Battery life: I'm guessing 4 hours of continual multi-use, way better than that for talk time only. This multi-function micro-mainframe of an instrument has multiple draws on its battery: GPS, WiFi, AND, you can actually talk on the thing.
So here's my bottom line: If they could give me an easier keyboard, or allow full voice recognition (I use and love Dragon 10.1 at work), EVO and I would become soul mates. As it is, after about a day and a half of adapting to a non-Palm OS system (I had one of the original Palm Pilots), I can tell that a long and fruitful friendship is in the making with this product. The leap from a semi-smart phone, like the Palm Centro, to this one is a quantum leap, not a simple upgrade. Without exaggeration, I can say that the EVO will change the way I operate on a day to day basis. I can also say that it is a whoppingly fun toy to play with!
7/20/2010 Addendum/Update: This is a great phone, and I'll stick by my original statement that it is a quantum leap, not an upgrade, over any previous smart phone that I've owned. BUT...the battery life is a real problem. Even with an App Killer, and even with the GPS and Wi-Fi turned off when I don't need them, well...let's talk car gas mileage and gas mileage for Army tanks. With cars, you describe gas consumption in terms of miles per gallon. With tanks, you describe it in gallons per mile (this is true). If not a tank, the EVO is at least a half-track regarding energy consumption: that little green bar informing you about battery life keeps you mentally tethered to the nearest wall outlet or USB port. I have never run the battery completely down during a workday, but I've come uncomfortably close. There is no question that the value of the EVO would be significantly improved by tripling its battery life, or making replacement/spare batteries available at low cost. Otherwise...I love my Evo!
8-14-2010 Update: The Froyo (Android 2.2) update was simple and flawlessly executed. Even better, it is a substantial improvement. From the very useful Flashlight app that uses the phone's flash LED's as a flashlight, to the quicker transition from one app to another, it's a winner. On a different note, those of you that wonder whether you can "tether" your Evo to your computer as a modem, using a cheap or free one-time app instead of a $29/month fee from Sprint: yes. Which makes the phone even more valuable in hotels and airports that want to charge $10/day for internet, not to mention being on a road trip.

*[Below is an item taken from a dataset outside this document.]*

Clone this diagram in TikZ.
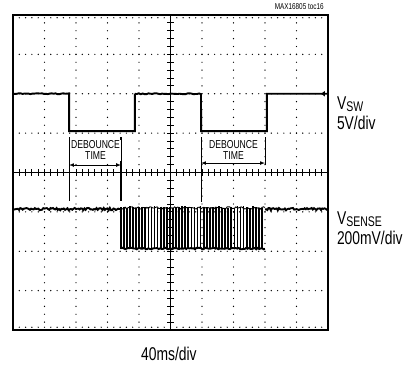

9/30/10 Update: Purchased the Seido battery that has double the capacity of the OEM battery: it's for real! No question whatsoever that I'm going to get through the whole day with power to spare, even leaving Wi-Fi and GPS on, even using the screen for Kindle reading for extended periods. The battery, contrary to what some reviewers have said about it, does significantly add to the weight and thickness of the phone. For me the issue is no contest: I no longer need to know where the nearest electrical socket is, and I have freedom to use all the phone's functions without fear of the color red on the battery bar showing up.